Questo articolo è stato pubblicato nel numero gennaio-febbraio 2020 del giornale “Foglio di Via”
AICAT. Liberarsi dall’alcol? Insieme si può: questo emerge dal quadro della situazione che ci fornisce la dottoressa Manuela Parisi, una delle referenti, o meglio insegnanti-servitori dell’Aicat (Associazione Italiana Club Alcologici Territoriali) della provincia di Foggia. «Chi conduce gli incontri è chiamato così sia perché al servizio delle persone sia perché vengono insegnate alle loro famiglie le varie tematiche e problematiche legate all’uso di alcol, droga o al gioco d’azzardo». Famiglia è una delle parole chiave del percorso di recupero dell’organizzazione fondata dal professor Vladimir Hudolin, neuropsichiatra croato e presente dagli anni ’80 anche a Foggia grazie al dottor Giovanni Aquilino.
LA
FAMIGLIA. I Club, ossia le sedi Aicat, si basano proprio sull’imprescindibile
affiancamento dei familiari, che accompagnano nei momenti di condivisione con
altri pazienti e che sostengono continuamente il proprio caro giocando un ruolo
fondamentale. E nel caso di senza dimora, o, più in generale, di persone rimaste
sole, la dinamica non deve cambiare. «In
questi casi diventa molto importante trovare una famiglia solidale, ossia un
gruppo di persone (tra i volontari, gli amici, gli operatori di
un’associazione) che si prenda cura, segua il percorso e favorisca la costanza
nel partecipare agli incontri per permettere anche a loro di vivere momenti di
empatia, fratellanza, condivisione».
I
CLUB. Nella nostra provincia ne esistono sei di questi presidi: uno a
Manfredonia, uno a San Severo e quattro a Foggia (il Ser.T – Servizio per le
Tossicodipendenze dell’Asl di Foggia, le parrocchie di Madonna del Rosario, San
Guglielmo e Pellegrino e San Giuseppe Artigiano). «La scelta di essere presenti nelle chiese rientra in
una logica di ecologia sociale: cerchiamo di coinvolgere punti di riferimento
importanti della città per sensibilizzare la comunità di appartenenza e
favorire la creazione di relazioni. Il rischio più pericoloso, infatti, è
l’isolamento». A mandare verso l’Aicat
sono sia l’Ospedale di Foggia che il Sert, in seguito il paziente svolge un
colloquio con l’insegnante-servitore che provvede ad inserirlo nel club più
opportuno, fermo restando che si cerca di non oltrepassare le 20 unità per
incontro, sempre nell’ottica di favorire un dialogo e una condivisione più efficace.

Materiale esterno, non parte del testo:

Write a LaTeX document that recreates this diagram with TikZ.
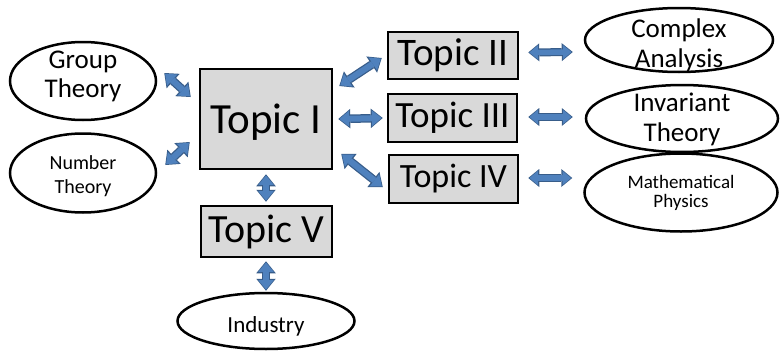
\documentclass[tikz,border=0pt]{standalone}
\usepackage{fontspec}
\setmainfont{Carlito}
\usetikzlibrary{arrows.meta,calc,shapes.geometric}
\definecolor{afill}{HTML}{4F81BD}
\definecolor{aborder}{HTML}{385D8A}
\definecolor{bfill}{HTML}{D9D9D9}
\tikzset{
  topic/.style={draw=black, line width=2.5pt, fill=bfill, inner sep=0pt},
  ell/.style={ellipse, draw=black, line width=2.5pt, fill=white, inner sep=0pt},
  etxt/.style={align=center, inner sep=0pt},
  bigarr/.style={draw=afill, line width=6pt, shorten <=1.2pt, shorten >=1.2pt,
    {Triangle[width=15.5pt,length=9.5pt,line width=0pt]}-{Triangle[width=15.5pt,length=9.5pt,line width=0pt]},
    preaction={draw=aborder, line width=8.5pt, shorten <=0pt, shorten >=0pt,
      {Triangle[width=19.5pt,length=12pt,line width=0pt]}-{Triangle[width=19.5pt,length=12pt,line width=0pt]}}},
  smallarr/.style={draw=afill, line width=5.5pt, shorten <=1.2pt, shorten >=1.2pt,
    {Triangle[width=14pt,length=8.5pt,line width=0pt]}-{Triangle[width=14pt,length=8.5pt,line width=0pt]},
    preaction={draw=aborder, line width=8pt, shorten <=0pt, shorten >=0pt,
      {Triangle[width=18pt,length=11pt,line width=0pt]}-{Triangle[width=18pt,length=11pt,line width=0pt]}}},
}
\begin{document}
\begin{tikzpicture}[x=1pt,y=-1pt]
\useasboundingbox (0,0) rectangle (780,351);
% topic boxes
\node[topic, minimum width=132pt, minimum height=100pt, text depth=0pt, font=\fontsize{43}{48}\selectfont] (t1) at (266,119) {Topic I};
\node[topic, minimum width=130pt, minimum height=47pt, font=\fontsize{39}{44}\selectfont] (t2) at (453,55.5) {Topic II};
\node[topic, minimum width=129pt, minimum height=48pt, font=\fontsize{37}{42}\selectfont] (t3) at (452.5,118) {Topic III};
\node[topic, minimum width=129pt, minimum height=48pt, font=\fontsize{34}{39}\selectfont] (t4) at (453.5,179) {Topic IV};
\node[topic, minimum width=131pt, minimum height=51pt, font=\fontsize{40}{45}\selectfont] (t5) at (266.5,231.5) {Topic V};
% ellipses
\node[ell, minimum width=146pt, minimum height=78pt,
  label={[etxt, font=\fontsize{27}{29}\selectfont, yshift=4.5pt]center:Group\\Theory}] (gt) at (83,81) {};
\node[ell, minimum width=146pt, minimum height=79pt,
  label={[etxt, font=\fontsize{20}{24.5}\selectfont, yshift=-3pt]center:Number\\Theory}] (nt) at (83,173) {};
\node[ell, minimum width=188pt, minimum height=64pt,
  label={[etxt, font=\fontsize{27}{30}\selectfont, yshift=-5pt]center:Complex\\Analysis}] (ca) at (679,40) {};
\node[ell, minimum width=192pt, minimum height=67pt,
  label={[etxt, font=\fontsize{27}{30}\selectfont, yshift=-1pt]center:Invariant\\Theory}] (it) at (682,118.5) {};
\node[ell, minimum width=193pt, minimum height=78pt,
  label={[etxt, font=\fontsize{19}{19}\selectfont, yshift=0pt]center:Mathematical\\Physics}] (mp) at (681,192.5) {};
\node[ell, minimum width=177pt, minimum height=56pt,
  label={[etxt, font=\fontsize{23}{27}\selectfont, yshift=-5pt]center:Industry}] (ind) at (266,321) {};
% arrows
\draw[bigarr] ($(gt.east)+(7,-8)$) -- ($(t1.west)+(-8,-22)$);
\draw[bigarr] ($(nt.east)+(8,-8)$) -- ($(t1.west)+(-9,23)$);
\draw[bigarr] ($(t1.east)+(6,-33)$) -- ($(t2.west)+(-5,2.5)$);
\draw[bigarr] ($(t1.east)+(5,0)$) -- ($(t3.west)+(-4,0)$);
\draw[bigarr] ($(t1.east)+(8,35)$) -- ($(t4.west)+(-5,8)$);
\draw[bigarr] ($(t1.south)+(0,4)$) -- ($(t5.north)+(-0.5,-3)$);
\draw[bigarr] ($(t5.south)+(-0.5,3)$) -- ($(ind.north)+(0,-1)$);
\draw[smallarr] ($(t2.east)+(9,-3)$) -- ($(ca.west)+(-11,12)$);
\draw[smallarr] ($(t3.east)+(10,-1)$) -- ($(it.west)+(-12,-1.5)$);
\draw[smallarr] ($(t4.east)+(9,-1)$) -- ($(mp.west)+(-11,-14.5)$);
\end{tikzpicture}
\end{document}
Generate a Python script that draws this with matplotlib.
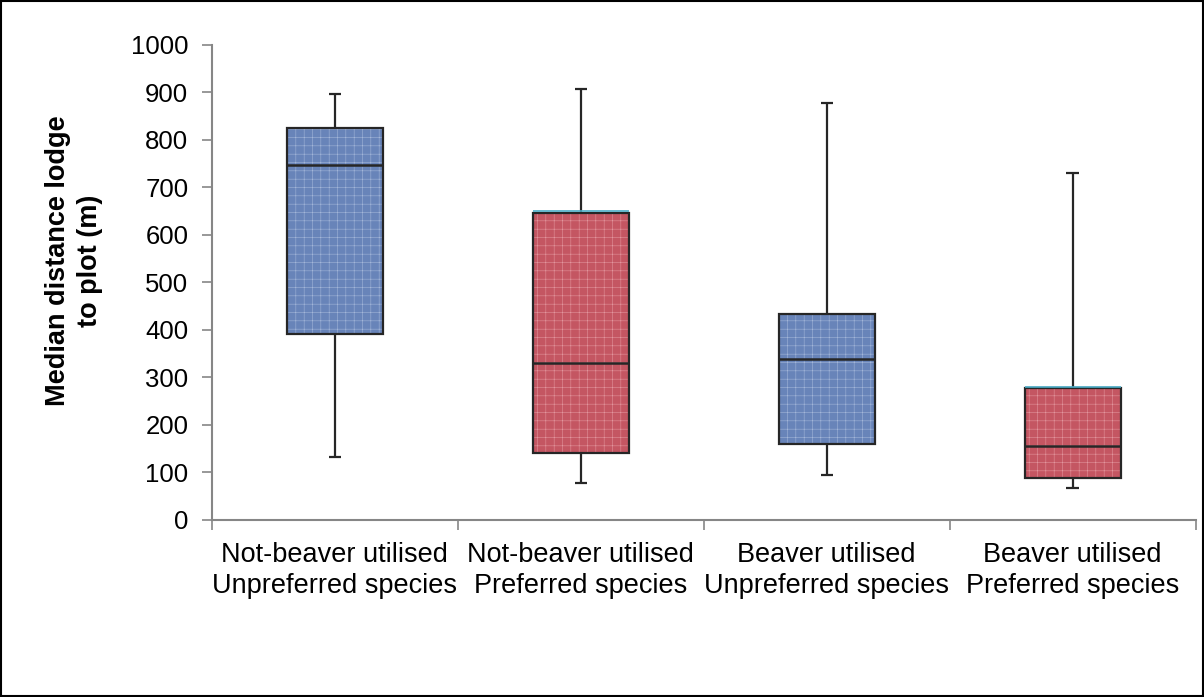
import numpy as np
import matplotlib
matplotlib.use("Agg")
import matplotlib.pyplot as plt
from matplotlib.patches import Rectangle

plt.rcParams['font.family'] = ['Liberation Sans', 'DejaVu Sans']
plt.rcParams['hatch.linewidth'] = 0.4

# box plot values
categories = ["Not-beaver utilised\nUnpreferred species",
              "Not-beaver utilised\nPreferred species",
              "Beaver utilised\nUnpreferred species",
              "Beaver utilised\nPreferred species"]
whisker_low = [133, 77, 95, 67]
q1 = [392, 140, 160, 88]
median = [748, 331, 338, 155]
q3 = [825, 647, 433, 277]
whisker_high = [897, 907, 877, 731]

fills = ["#6884b9", "#c45662", "#6884b9", "#c45662"]
hatch_cols = ["#a2b5d8", "#e2949c", "#a2b5d8", "#e2949c"]

fig = plt.figure(figsize=(12.04, 6.97), dpi=100)
ax = fig.add_axes([0.176, 0.254, 0.817, 0.6815])

x = np.arange(len(categories))
w = 0.39
dark = "#262626"

# boxes q1 -> q3 with the median drawn across
ax.bar(x, np.array(q3) - np.array(q1), w, bottom=q1, color=fills,
       edgecolor=hatch_cols, linewidth=0, hatch="++", zorder=2)
ax.bar(x, np.array(q3) - np.array(q1), w, bottom=q1, fill=False,
       edgecolor=dark, linewidth=1.6, zorder=3)
ax.hlines(median, x - w / 2, x + w / 2, color=dark, linewidth=1.8, zorder=4)
# thin cyan line sitting on top of the red boxes
for i in (1, 3):
    ax.hlines(q3[i] + 2.5, x[i] - w / 2, x[i] + w / 2, color="#4bacc6", linewidth=1.2, zorder=4)

# whiskers with caps
ax.vlines(x, q3, whisker_high, color=dark, linewidth=1.6, zorder=1)
ax.vlines(x, whisker_low, q1, color=dark, linewidth=1.6, zorder=1)
cap = 0.025
ax.hlines(whisker_high, x - cap, x + cap, color=dark, linewidth=1.6)
ax.hlines(whisker_low, x - cap, x + cap, color=dark, linewidth=1.6)

ax.set_xlim(-0.5, len(categories) - 0.5)
ax.set_ylim(0, 1000)
ax.set_yticks(np.arange(0, 1001, 100))
ax.set_xticks(x)
ax.set_xticklabels(categories, fontsize=19.5, linespacing=1.25)
ax.set_xticks(np.arange(-0.5, len(categories), 1), minor=True)
ax.tick_params(axis="x", which="major", length=0, pad=16)
ax.tick_params(axis="x", which="minor", length=7, width=1.2, color="#868686", direction="out")
ax.tick_params(axis="y", length=7, width=1.2, color="#868686", pad=10, labelsize=18.5)

for s in ["top", "right"]:
    ax.spines[s].set_visible(False)
for s in ["left", "bottom"]:
    ax.spines[s].set_color("#868686")
    ax.spines[s].set_linewidth(1.5)

ax.set_ylabel("Median distance lodge\nto plot (m)", fontsize=19.5, fontweight="bold",
              linespacing=1.3)
ax.yaxis.set_label_coords(-0.111, 0.545)

fig.patches.append(Rectangle((0.0008, 0.0012), 0.9984, 0.9976, transform=fig.transFigure,
                             fill=False, edgecolor="black", linewidth=1.5))

fig.savefig("out.png", dpi=100)
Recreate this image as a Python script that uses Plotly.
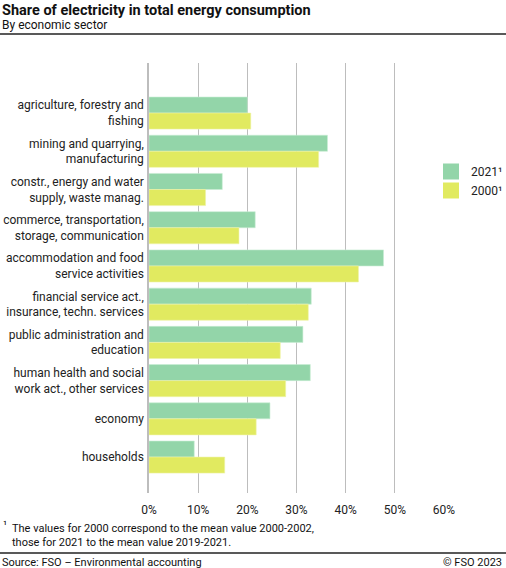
import plotly.graph_objects as go

# data (share in %)
sectors = [
    "agriculture, forestry and<br>fishing",
    "mining and quarrying,<br>manufacturing",
    "constr., energy and water<br>supply, waste manag.",
    "commerce, transportation,<br>storage, communication",
    "accommodation and food<br>service activities",
    "financial service act.,<br>insurance, techn. services",
    "public administration and<br>education",
    "human health and social<br>work act., other services",
    "economy",
    "households",
]
share_2021 = [20.0, 36.3, 14.9, 21.6, 47.7, 33.0, 31.3, 32.8, 24.6, 9.2]
share_2000 = [20.7, 34.5, 11.5, 18.3, 42.6, 32.4, 26.7, 27.8, 21.8, 15.4]
x_ticks = [0, 10, 20, 30, 40, 50, 60]
x_tick_labels = ["0%", "10%", "20%", "30%", "40%", "50%", "60%"]

GREEN = "#93d5a9"
YELLOW = "#e1ea60"
FONT = "Roboto, Arial, sans-serif"

W, H = 506, 568
L, R, T, B = 149, 444, 63, 493


def px_x(p):
    return (p - L) / (R - L)


def px_y(p):
    return (B - p) / (B - T)


fig = go.Figure()
fig.add_trace(go.Bar(y=sectors, x=share_2021, orientation="h", name="2021¹",
                     marker=dict(color=GREEN, line=dict(color="#c8ecd3", width=0.6)),
                     showlegend=False))
fig.add_trace(go.Bar(y=sectors, x=share_2000, orientation="h", name="2000¹",
                     marker=dict(color=YELLOW, line=dict(color="#eef4a8", width=0.6)),
                     showlegend=False))

# legend entries with larger square swatches
for name, col in [("2021¹", GREEN), ("2000¹", YELLOW)]:
    fig.add_trace(go.Scatter(x=[None], y=[None], mode="markers", name=name,
                             marker=dict(symbol="square", size=16, color=col)))

fig.update_layout(
    width=W, height=H,
    margin=dict(l=L, r=W - R, t=T, b=H - B, autoexpand=False),
    paper_bgcolor="white", plot_bgcolor="white",
    font=dict(family=FONT, size=12, color="#222222"),
    barmode="group", bargap=0.16, bargroupgap=0,
    legend=dict(x=px_x(431), y=px_y(157), xanchor="left", yanchor="top",
                font=dict(size=12), tracegroupgap=2, itemwidth=30,
                bgcolor="rgba(0,0,0,0)"),
    xaxis=dict(range=[0, 60], tickvals=x_ticks, ticktext=x_tick_labels,
               showgrid=True, gridcolor="#bdbdbd", gridwidth=1,
               zeroline=False, showline=False, ticks="", fixedrange=True,
               automargin=False, ticklabelstandoff=8,
               tickfont=dict(size=12, color="#222222")),
    yaxis=dict(categoryorder="array", categoryarray=sectors,
               range=[9.94, -1.31], showgrid=False, ticks="",
               showline=True, linecolor="#bdbdbd", linewidth=1.5,
               automargin=False, fixedrange=True,
               tickfont=dict(size=12, color="#222222"), ticklabelstandoff=1),
)

anns = [
    ("<b>Share of electricity in total energy consumption</b>", 0, 10, 14.5),
    ("By economic sector", 0, 25, 12),
    ("Source: FSO – Environmental accounting", 0, 562, 11),
]
for text, x, y, size in anns:
    fig.add_annotation(text=text, x=px_x(x), y=px_y(y), xref="paper", yref="paper",
                       xanchor="left", yanchor="middle", showarrow=False,
                       font=dict(size=size, color="#111111"))

fig.add_annotation(text="© FSO 2023", x=px_x(504), y=px_y(562), xref="paper",
                   yref="paper", xanchor="right", yanchor="middle", showarrow=False,
                   font=dict(size=11, color="#111111"))
fig.add_annotation(text="¹", x=px_x(1), y=px_y(525), xref="paper", yref="paper",
                   xanchor="left", yanchor="middle", showarrow=False,
                   font=dict(size=11, color="#111111"))
fig.add_annotation(text="The values for 2000 correspond to the mean value 2000-2002,<br>"
                        "those for 2021 to the mean value 2019-2021.",
                   x=px_x(10), y=px_y(520), xref="paper", yref="paper",
                   xanchor="left", yanchor="top", align="left", showarrow=False,
                   font=dict(size=11, color="#111111"))

for yline in (34, 553):
    fig.add_shape(type="line", xref="paper", yref="paper",
                  x0=px_x(0), x1=px_x(W), y0=px_y(yline), y1=px_y(yline),
                  line=dict(color="#222222", width=1.5))

# the default page body has an 8px margin; drop it so the chart fills the window
fig.write_html("out.html", config={"displayModeBar": False},
               post_script="document.body.style.margin='0';")
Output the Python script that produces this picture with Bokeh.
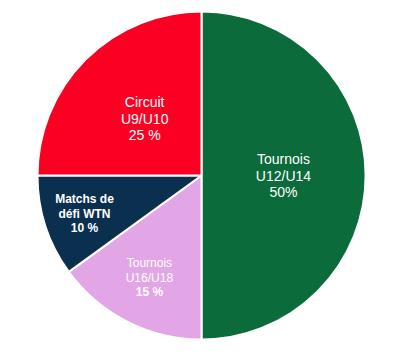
import math
from bokeh.plotting import figure
from bokeh.models import Range1d, ColumnDataSource
from bokeh.core.properties import value
from bokeh.embed import file_html
from bokeh.resources import INLINE

categories = ["Tournois U12/U14", "Tournois U16/U18", "Matchs de défi WTN", "Circuit U9/U10"]
shares = [50, 15, 10, 25]
label_lines = [["Tournois", "U12/U14", "50%"],
               ["Tournois", "U16/U18", "15 %"],
               ["Matchs de", "défi WTN", "10 %"],
               ["Circuit", "U9/U10", "25 %"]]
line_styles = [["normal", "normal", "normal"],
               ["normal", "normal", "bold"],
               ["bold", "bold", "bold"],
               ["normal", "normal", "normal"]]
colors = ["#0b6b3a", "#e2a6e6", "#0a2f4f", "#fb0022"]
label_r = [0.50, 0.70, 0.75, 0.49]
label_sizes = [14, 12, 12, 14]

W, H = 409, 355
cx, cy, R = 201, H - 175, 164

total = sum(shares)
starts, ends = [], []
tx, ty, tt, tsize, tstyle = [], [], [], [], []
acc = 0.0
for s, fr, lines, styles, fs in zip(shares, label_r, label_lines, line_styles, label_sizes):
    b0 = acc / total * 2 * math.pi
    b1 = (acc + s) / total * 2 * math.pi
    starts.append(math.pi / 2 - b0)
    ends.append(math.pi / 2 - b1)
    bm = (b0 + b1) / 2
    x0 = cx + fr * R * math.sin(bm)
    y0 = cy + fr * R * math.cos(bm)
    lh = fs * 1.2
    n = len(lines)
    for i, (ln, st) in enumerate(zip(lines, styles)):
        tx.append(x0)
        ty.append(y0 + ((n - 1) / 2 - i) * lh)
        tt.append(ln)
        tsize.append(f"{fs}px")
        tstyle.append(st)
    acc += s

src = ColumnDataSource(dict(start=starts, end=ends, color=colors, cat=categories))
lsrc = ColumnDataSource(dict(x=tx, y=ty, text=tt, size=tsize, style=tstyle))

p = figure(width=W, height=H, x_range=Range1d(0, W), y_range=Range1d(0, H),
           output_backend="svg", toolbar_location=None, min_border=0)
p.axis.visible = False
p.grid.visible = False
p.outline_line_color = None
p.background_fill_color = "white"

p.wedge(x=cx, y=cy, radius=R, start_angle="start", end_angle="end", direction="clock",
        fill_color="color", line_color="white", line_width=2, source=src)
p.text(x="x", y="y", text="text", text_align="center", text_baseline="middle",
       text_color="white", text_font=value("Liberation Sans"), text_font_size="size",
       text_font_style="style", source=lsrc)

open("out.html", "w").write(file_html(p, INLINE))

IL RECUPERO. Sono varie le storie a lieto fine, numerose le vittime di droga, alcol e dipendenze da gioco che sono riuscite a riprendere una vita regolare; tra queste una in particolare è rimasta impressa nella mente e nel cuore della dottoressa Parisi. «Si tratta di un ragazzo giovane, sposato, che arrivò da noi in condizioni critiche a causa dell’abuso di droga, alcol e psicofarmaci, un mix che spesso è letale. Nel giro di due anni ho assistito alla sua trasformazione e devo dire che in questa circostanza emblematico è stato il ruolo della famiglia, unitissima. Agli incontri al club, infatti, venivano costantemente sia i due genitori che sua moglie, lo hanno preso per mano e condotto ad un recupero formidabile».